**GIVEN DATA:**
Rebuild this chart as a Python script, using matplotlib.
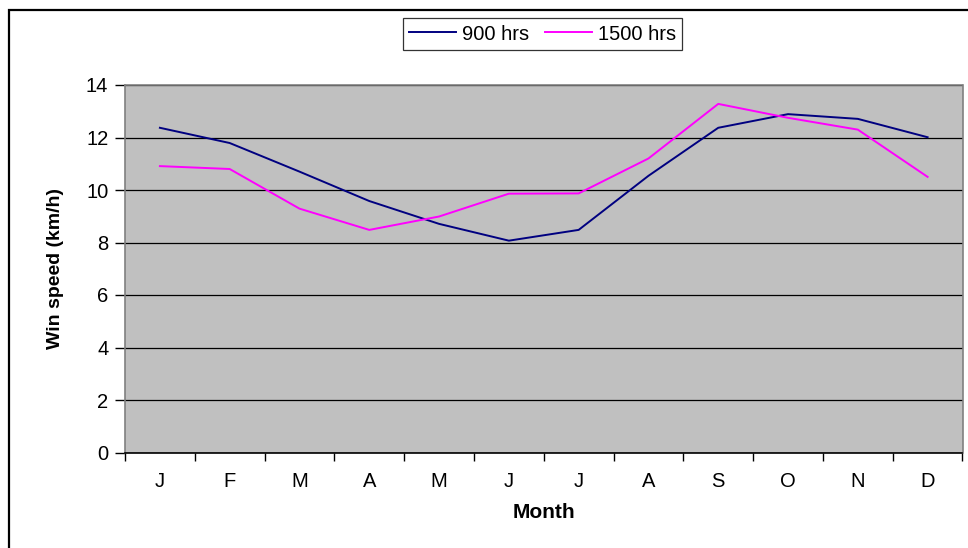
import matplotlib.pyplot as plt
from matplotlib.patches import Rectangle

plt.rcParams['font.family'] = ['Liberation Sans', 'DejaVu Sans']

months = ["J", "F", "M", "A", "M", "J", "J", "A", "S", "O", "N", "D"]
speed_900 = [12.37, 11.79, 10.70, 9.58, 8.71, 8.07, 8.48, 10.54, 12.37, 12.89, 12.71, 12.01]
speed_1500 = [10.91, 10.80, 9.29, 8.48, 8.99, 9.86, 9.87, 11.20, 13.28, 12.75, 12.30, 10.50]
y_ticks = [0, 2, 4, 6, 8, 10, 12, 14]

W, H = 968, 548
fig = plt.figure(figsize=(W / 100, H / 100), dpi=100)
fig.patch.set_facecolor("white")

ax = fig.add_axes([125 / W, 1 - 452.5 / H, 837.5 / W, 367.5 / H])
ax.set_facecolor("#C0C0C0")

x = list(range(len(months)))
ax.plot(x, speed_900, color="#000080", lw=1.4, label="900 hrs")
ax.plot(x, speed_1500, color="#FF00FF", lw=1.4, label="1500 hrs")

ax.set_xlim(-0.5, len(months) - 0.5)
ax.set_ylim(0, 14)

# gridlines at each y tick
ax.set_yticks(y_ticks)
ax.yaxis.grid(True, color="black", lw=0.9)
ax.set_axisbelow(True)

# month labels centred, tick marks between categories
ax.set_xticks(x)
ax.set_xticklabels(months)
ax.tick_params(axis="x", which="major", length=0, pad=14, labelsize=14.5)
ax.set_xticks([i - 0.5 for i in range(len(months) + 1)], minor=True)
ax.tick_params(axis="x", which="minor", length=6, width=1, color="black", direction="out")
ax.tick_params(axis="y", length=7, width=1, pad=5, labelsize=14.5, direction="out")

for side in ["top", "right", "left"]:
    ax.spines[side].set_color("#808080")
    ax.spines[side].set_linewidth(1.2)
ax.spines["bottom"].set_color("black")
ax.spines["bottom"].set_linewidth(1.2)

ax.set_xlabel("Month", fontsize=15, fontweight="bold", labelpad=9)
ax.set_ylabel("Win speed (km/h)", fontsize=14, fontweight="bold", labelpad=16)

leg = fig.legend(loc="center", bbox_to_anchor=(542.5 / W, 1 - 34 / H), ncol=2,
                 fontsize=14.5, frameon=True, fancybox=False, shadow=False,
                 handlelength=2.35, handletextpad=0.3, columnspacing=0.75,
                 borderpad=0.3, borderaxespad=0)
leg.get_frame().set_edgecolor("black")
leg.get_frame().set_linewidth(0.9)

# outer chart border (only left and top edges fall inside the image)
fig.add_artist(Rectangle((9 / W, -0.1), 1.2, 1.1 - 10 / H, transform=fig.transFigure,
                         fill=False, edgecolor="black", lw=1.6))

fig.savefig("out.png", dpi=100)
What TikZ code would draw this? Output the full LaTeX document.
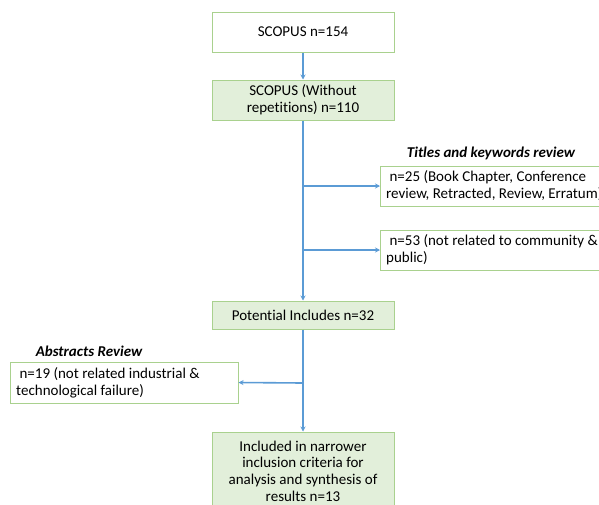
\documentclass[tikz,border=0pt]{standalone}
\usepackage{fontspec}
\setmainfont[Ligatures={NoCommon}]{Carlito}
\usetikzlibrary{arrows.meta}
\definecolor{bord}{HTML}{A9D18E}
\definecolor{gfill}{HTML}{E2EFDA}
\definecolor{arrc}{HTML}{5B9BD5}
\tikzset{
  wbox/.style={draw=bord, line width=1pt, fill=white, font=\fontsize{15}{17}\selectfont, inner sep=3pt},
  gbox/.style={wbox, fill=gfill},
  txt/.style={font=\fontsize{15}{17}\selectfont, inner sep=0pt, anchor=west, align=left},
  conn/.style={draw=arrc, line width=1.6pt},
  arr/.style={conn, -{Stealth[length=5pt,width=5pt]}},
  ttl/.style={font=\fontsize{15}{17}\selectfont\bfseries\itshape}
}
\begin{document}
\begin{tikzpicture}[x=1pt,y=-1pt]
\useasboundingbox (0,0) rectangle (599,504);
\clip (0,0) rectangle (599,504);
\node[wbox, minimum width=182pt, minimum height=40pt] (b1) at (303,32) {SCOPUS n=154};
\node[gbox, minimum width=182pt, minimum height=40pt, align=center] (b2) at (303,100) {SCOPUS (Without\\repetitions) n=110};
\node[wbox, anchor=west, minimum width=280pt, minimum height=40pt] (b3) at (380,186) {};
\node[txt] (b3t) at (386,186) {\ n=25 (Book Chapter, Conference\\review, Retracted, Review, Erratum)};
\node[wbox, anchor=west, minimum width=280pt, minimum height=40pt] (b4) at (380,250) {};
\node[txt] (b4t) at (386,250) {\ n=53 (not related to community \&\\public)};
\node[gbox, minimum width=182pt, minimum height=28pt] (b5) at (303,315) {Potential Includes n=32};
\node[wbox, minimum width=228pt, minimum height=41pt] (b7) at (124,382.5) {};
\node[txt] (b7t) at (16,382.5) {\ n=19 (not related industrial \&\\technological failure)};
\node[gbox, minimum width=182pt, minimum height=84pt] (b6) at (303,474) {};
\node[font=\fontsize{15}{16.7}\selectfont, align=center, inner sep=0pt] (b6t) at (303,471) {Included in narrower\\inclusion criteria for\\analysis and synthesis of\\results n=13};
\node[ttl] (t1) at (491,153) {Titles and keywords review};
\node[ttl] (t2) at (89,351) {Abstracts Review};
\coordinate (j1) at (303,186);
\coordinate (j2) at (303,250);
\coordinate (j3) at (303,383);
\draw[arr] (b1) -- (b2);
\draw[arr] (b2) -- (b5);
\draw[arr] (j1) -- (b3.west);
\draw[arr] (j2) -- (b4.west);
\draw[arr] (b5) -- (b6);
\draw[arr] (j3) -- (b7.east);
\end{tikzpicture}
\end{document}
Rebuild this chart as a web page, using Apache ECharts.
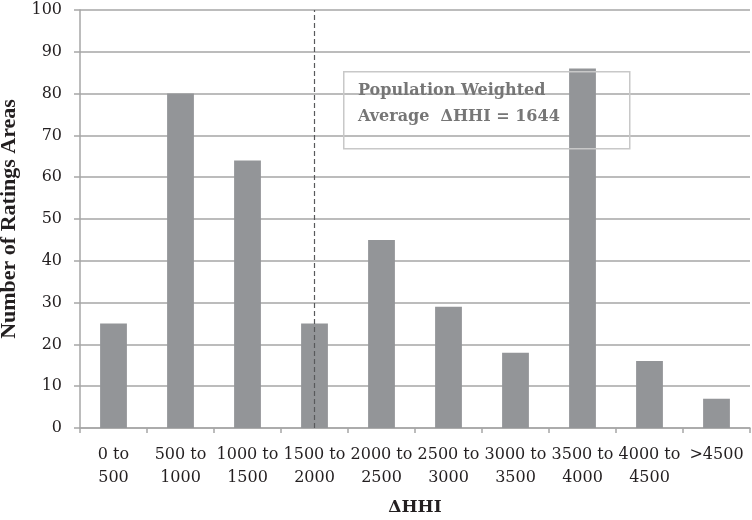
<!DOCTYPE html>
<html>
<head>
<meta charset="utf-8">
<script src="https://cdn.jsdelivr.net/npm/echarts@6/dist/echarts.min.js"></script>
<style>html,body{margin:0;padding:0;background:#fff}#c{width:752px;height:520px}</style>
</head>
<body>
<div id="c"></div>
<script>
const categories = ['0 to\n500','500 to\n1000','1000 to\n1500','1500 to\n2000','2000 to\n2500','2500 to\n3000','3000 to\n3500','3500 to\n4000','4000 to\n4500','>4500'];
const counts = [25, 80, 64, 25, 45, 29, 18, 86, 16, 7];
const averageCategory = '1500 to\n2000';
const annotationLines = ['Population Weighted', 'Average  \u0394HHI = 1644'];
const yTicks = {min: 0, max: 100, interval: 10};

const font = '"DejaVu Serif", serif';
const nameFont = '"Liberation Serif", "Times New Roman", serif';
const chart = echarts.init(document.getElementById('c'));
chart.setOption({
  animation: false,
  backgroundColor: '#fff',
  grid: {left: 80, right: 2, top: 10, bottom: 92, containLabel: false, outerBoundsMode: 'none'},
  xAxis: {
    type: 'category',
    data: categories,
    name: '\u0394HHI',
    nameLocation: 'middle',
    nameGap: 71,
    nameTextStyle: {fontFamily: font, fontWeight: 'bold', fontSize: 17, color: '#231f20'},
    axisLine: {lineStyle: {color: '#a6a6a6', width: 1.5}},
    axisTick: {show: true, length: 5, lineStyle: {color: '#a6a6a6', width: 1.5}},
    axisLabel: {fontFamily: font, fontSize: 16, color: '#231f20', interval: 0, margin: 15, lineHeight: 23}
  },
  yAxis: {
    type: 'value',
    min: yTicks.min, max: yTicks.max, interval: yTicks.interval,
    name: 'Number of Ratings Areas',
    nameLocation: 'middle',
    nameGap: 51,
    nameTextStyle: {fontFamily: nameFont, fontWeight: 'bold', fontSize: 22, color: '#231f20'},
    axisLine: {show: true, lineStyle: {color: '#a6a6a6', width: 1.5}},
    axisTick: {show: true, length: 6, lineStyle: {color: '#a6a6a6', width: 1.5}},
    axisLabel: {fontFamily: font, fontSize: 16, color: '#231f20', margin: 18},
    splitLine: {lineStyle: {color: '#a6a6a6', width: 1.5}}
  },
  series: [{
    type: 'bar',
    data: counts,
    barWidth: '40%',
    itemStyle: {color: '#939598'},
    markLine: {
      silent: true,
      symbol: 'none',
      label: {show: false},
      lineStyle: {color: '#58595b', type: [5, 3], width: 1.2},
      data: [{xAxis: averageCategory}]
    },
    z: 3
  }],
  graphic: [
    {type: 'rect', left: 343, top: 71, z: 10,
     shape: {width: 286, height: 77},
     style: {fill: 'rgba(255,255,255,0)', stroke: '#c8c8c8', lineWidth: 1.5}},
    {type: 'text', left: 358, top: 78, z: 11,
     style: {text: annotationLines.join('\n'), fontFamily: font, fontWeight: 'bold', fontSize: 16, lineHeight: 26, fill: '#767676'}}
  ]
});
</script>
</body>
</html>
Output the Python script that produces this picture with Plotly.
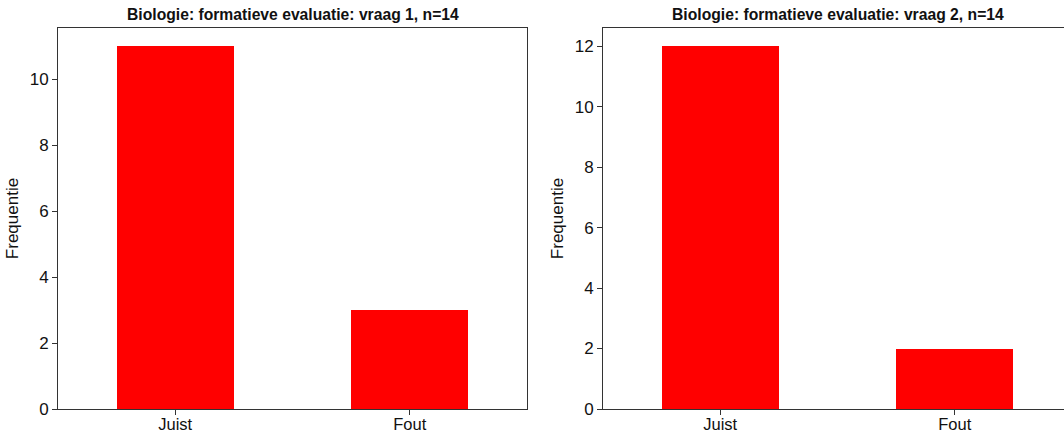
import plotly.graph_objects as go

categories = ["Juist", "Fout"]
vraag1 = [11, 3]
vraag2 = [12, 2]
titles = ["Biologie: formatieve evaluatie: vraag 1, n=14",
          "Biologie: formatieve evaluatie: vraag 2, n=14"]
ylabel = "Frequentie"

W, H = 1064, 436
FONT = "Liberation Sans, Arial, sans-serif"
AX = "#333333"

fig = go.Figure()
fig.add_trace(go.Bar(x=[0, 1], y=vraag1, width=0.5, marker_color="#ff0000",
                     marker_line_width=0, xaxis="x", yaxis="y", showlegend=False))
fig.add_trace(go.Bar(x=[0, 1], y=vraag2, width=0.5, marker_color="#ff0000",
                     marker_line_width=0, xaxis="x2", yaxis="y2", showlegend=False))

def px_x(v):
    return v / W

def px_y(v):
    return (H - v) / H

ydom = [px_y(409), px_y(28)]
common_x = dict(tickmode="array", tickvals=[0, 1], ticktext=categories,
                ticks="outside", ticklen=5, tickcolor=AX, showline=True,
                linecolor=AX, linewidth=1, showgrid=False, zeroline=False,
                automargin=False, ticklabelstandoff=-5,
                tickfont=dict(family=FONT, size=16.5, color="#111"))
common_y = dict(ticks="outside", ticklen=5, tickcolor=AX, showline=True,
                linecolor=AX, linewidth=1, showgrid=False, zeroline=False,
                automargin=False,
                tickfont=dict(family=FONT, size=17, color="#111"),
                title=dict(text=ylabel, font=dict(family=FONT, size=17, color="#111"), standoff=6),
                domain=ydom)

unit = (527 - 58) / 2.0
x2_right_val = -0.5 + (W - 603) / unit

fig.update_layout(
    width=W, height=H, margin=dict(l=0, r=0, t=0, b=0),
    paper_bgcolor="white", plot_bgcolor="white",
    bargap=0,
    xaxis=dict(domain=[px_x(58), px_x(527)], range=[-0.5, 1.5], mirror=True, anchor="y", **common_x),
    yaxis=dict(range=[0, 11.55], tickvals=[0, 2, 4, 6, 8, 10], mirror=True, anchor="x", **common_y),
    xaxis2=dict(domain=[px_x(603), 1.0], range=[-0.5, x2_right_val], mirror=True, anchor="y2", **common_x),
    yaxis2=dict(range=[0, 12.6], tickvals=[0, 2, 4, 6, 8, 10, 12], mirror=False, anchor="x2", **common_y),
)

centers = [px_x((58 + 527) / 2), px_x(603 + unit)]
for t, cx in zip(titles, centers):
    fig.add_annotation(text="<b>" + t + "</b>", x=cx, y=px_y(14), xref="paper", yref="paper",
                       xanchor="center", yanchor="middle", showarrow=False,
                       font=dict(family=FONT, size=15.7, color="#111"))

post = ("document.body.style.margin='0px';document.body.style.overflow='hidden';"
        "var d=document.getElementById('{plot_id}');"
        "d.style.position='fixed';d.style.top='0px';d.style.left='0px';")
fig.write_html("out.html", config={"displayModeBar": False}, post_script=post)
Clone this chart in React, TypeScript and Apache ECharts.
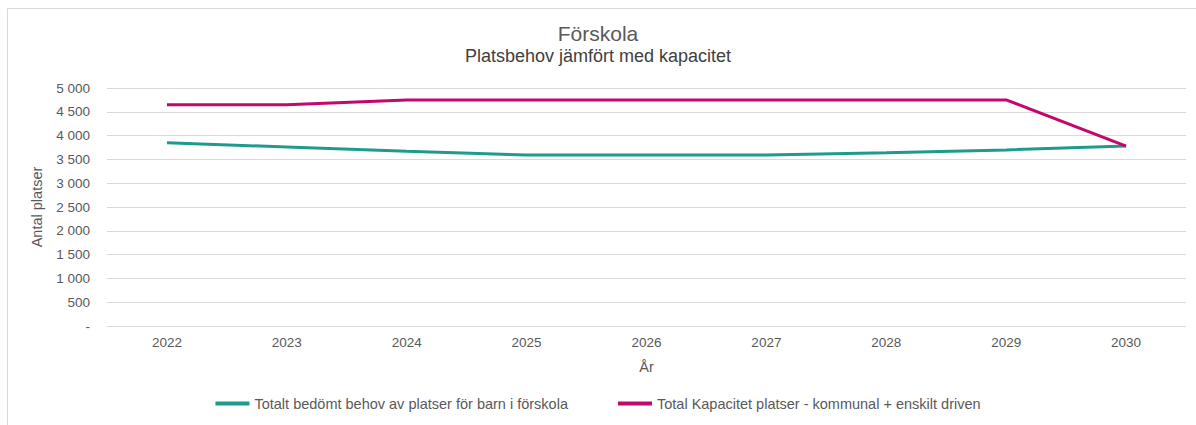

**STATED PROBLEM:** All lines above from the one containing "Output the Python" through the one containing "return (H - v) / H" are to be quoted exactly, and only those; pictures are left out.

**WRITTEN ANSWER:**
Output the Python script that produces this picture with Plotly.
import plotly.graph_objects as go

categories = ["Juist", "Fout"]
vraag1 = [11, 3]
vraag2 = [12, 2]
titles = ["Biologie: formatieve evaluatie: vraag 1, n=14",
          "Biologie: formatieve evaluatie: vraag 2, n=14"]
ylabel = "Frequentie"

W, H = 1064, 436
FONT = "Liberation Sans, Arial, sans-serif"
AX = "#333333"

fig = go.Figure()
fig.add_trace(go.Bar(x=[0, 1], y=vraag1, width=0.5, marker_color="#ff0000",
                     marker_line_width=0, xaxis="x", yaxis="y", showlegend=False))
fig.add_trace(go.Bar(x=[0, 1], y=vraag2, width=0.5, marker_color="#ff0000",
                     marker_line_width=0, xaxis="x2", yaxis="y2", showlegend=False))

def px_x(v):
    return v / W

def px_y(v):
    return (H - v) / H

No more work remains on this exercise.